Донато – высокий, стройный, в свежей лимонного цвета рубашке с воротником–стоечкой, в чёрных, тщательно отглаженных брюках, наливал в этот момент кипяток из сверкающего металлического чайника в чашку с опущенным туда пакетиком.
— Чао! – сказал он. – Ты ведь знаешь, мы, итальянцы, не пьём чай. Специально для тебя купил чайник и коробку пакетиков «Пиквика». Вот брускетты, — он пододвинул ко мне накрытую салфеткой тарелку. – Бон аппетито!
Рядом стоял большой старинный колокольчик.
Брускетты – бутерброды с кружками нарезанных помидор, политые оливковым маслом и присыпанные солью с орегано – пахучим базиликом – были ещё тёплыми.
— Спасибо. – я был тронут заботой Донато.
Сам он перед мессой не завтракал. Зато, присев наискосок от меня, с любовью смотрел на то, как я ем.
— Подожди! – он вдруг вскочил, распахнул холодильник, выхватил что‑то из миски, поднёс к моим губам.
Это была маслина.
Я помнил, что он почему‑то любит кормить меня из своих рук. И это тоже возвращало во времена детства, приводя в замешательство.
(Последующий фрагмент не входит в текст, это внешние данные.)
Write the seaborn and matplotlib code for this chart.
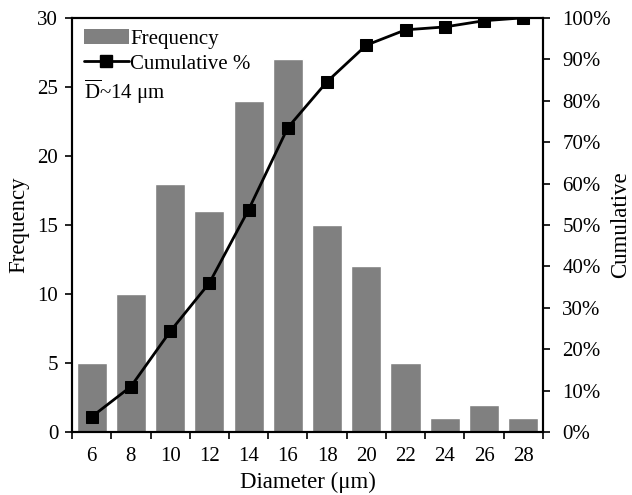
import matplotlib
matplotlib.use("Agg")
import matplotlib.pyplot as plt
import seaborn as sns
import pandas as pd
from matplotlib.lines import Line2D
from matplotlib.patches import Patch
from matplotlib.ticker import FuncFormatter

# Particle size distribution
diameters = [6, 8, 10, 12, 14, 16, 18, 20, 22, 24, 26, 28]
frequency = [5, 10, 18, 16, 24, 27, 15, 12, 5, 1, 2, 1]
cumulative = [3.7, 11.0, 24.3, 36.0, 53.7, 73.5, 84.6, 93.4, 97.1, 97.8, 99.3, 100.0]

sns.set_style("ticks")
plt.rcParams["font.family"] = ["Liberation Serif", "DejaVu Serif"]
plt.rcParams["mathtext.fontset"] = "custom"
plt.rcParams["mathtext.rm"] = "Liberation Serif"
plt.rcParams["text.color"] = "black"
plt.rcParams["axes.labelcolor"] = "black"
plt.rcParams["xtick.color"] = "black"
plt.rcParams["ytick.color"] = "black"

TICK_FS = 15
LABEL_FS = 16.5

df = pd.DataFrame({"d": [str(d) for d in diameters], "pos": range(len(diameters)),
                   "freq": frequency, "cum": cumulative})

fig = plt.figure(figsize=(6.32, 4.95), dpi=100)
ax = fig.add_axes([0.114, 0.127, 0.745, 0.837])

sns.barplot(data=df, x="d", y="freq", color="#808080", saturation=1,
            width=0.77, ax=ax, zorder=2)
ax.set_ylim(0, 30)
ax.set_xlim(-0.5, len(diameters) - 0.5)
ax.set_yticks(range(0, 31, 5))

# Ticks sit between categories, labels centred under the bars
n = len(diameters)
ax.set_xticks([i - 0.5 for i in range(n + 1)])
ax.set_xticklabels([])
ax.set_xticks(range(n), minor=True)
ax.set_xticklabels(df["d"], minor=True, fontsize=TICK_FS)
ax.tick_params(axis="x", which="minor", length=0, pad=11, labelsize=TICK_FS)
ax.tick_params(axis="x", which="major", length=5, width=1.2, direction="out")
ax.tick_params(axis="y", length=5, width=1.2, direction="out", pad=5,
               labelsize=TICK_FS)

ax.set_xlabel("Diameter (μm)", fontsize=LABEL_FS, labelpad=4)
ax.set_ylabel("Frequency", fontsize=LABEL_FS, labelpad=6)

ax2 = ax.twinx()
sns.lineplot(data=df, x="pos", y="cum", color="black", linewidth=2,
             marker="s", markersize=9, markeredgecolor="black", ax=ax2, zorder=3)
ax2.set_ylim(0, 100)
ax2.set_yticks(range(0, 101, 10))
ax2.yaxis.set_major_formatter(FuncFormatter(lambda v, p: f"{int(v)}%"))
ax2.tick_params(axis="y", length=5, width=1.2, direction="out", pad=9,
                labelsize=TICK_FS)
ax2.set_ylabel("Cumulative", fontsize=LABEL_FS, rotation=90, va="center")
ax2.yaxis.set_label_coords(1.165, 0.5)
ax2.set_xlabel("")
ax2.set_xlim(-0.5, n - 0.5)

for a in (ax, ax2):
    for s in a.spines.values():
        s.set_visible(True)
        s.set_linewidth(1.5)
        s.set_color("black")

handles = [Patch(facecolor="#808080", edgecolor="none"),
           Line2D([0], [0], color="black", linewidth=2, marker="s", markersize=9)]
leg = ax2.legend(handles, ["Frequency", "Cumulative %"], loc="upper left",
                 frameon=False, fontsize=TICK_FS, handlelength=2.2, handletextpad=0.05,
                 borderaxespad=0.15, labelspacing=0.25, bbox_to_anchor=(0.0, 1.0))
ax2.text(0.025, 0.82, r"$\overline{\mathrm{D}}$~14 μm", transform=ax2.transAxes,
         fontsize=TICK_FS, ha="left", va="center")

fig.savefig("out.png", dpi=100)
Донато был всего на два года моложе меня. Но что‑то сверхвозрастное, не определяемое понятиями «жизненный опыт», «мудрость» пребывало в нём, в этом итальянском священнике – настоятеле костёла «Сакра фамилия» («Святое семейство»).
— Донато, — сказал я, ополаскивая свою чашку в кухонной мойке, — хочу кое о чём с тобой посоветоваться, попросить благословения.
— Позже. – он отщёлкнул с пояса массивную связку ключей. – Пора ехать. Не забудь полотенце.
Мы спустились по лестнице с третьего этажа на первый и вышли в прохладу двора.
— Жди! – Донато по–мальчишески весело побежал со своими ключами к гаражу.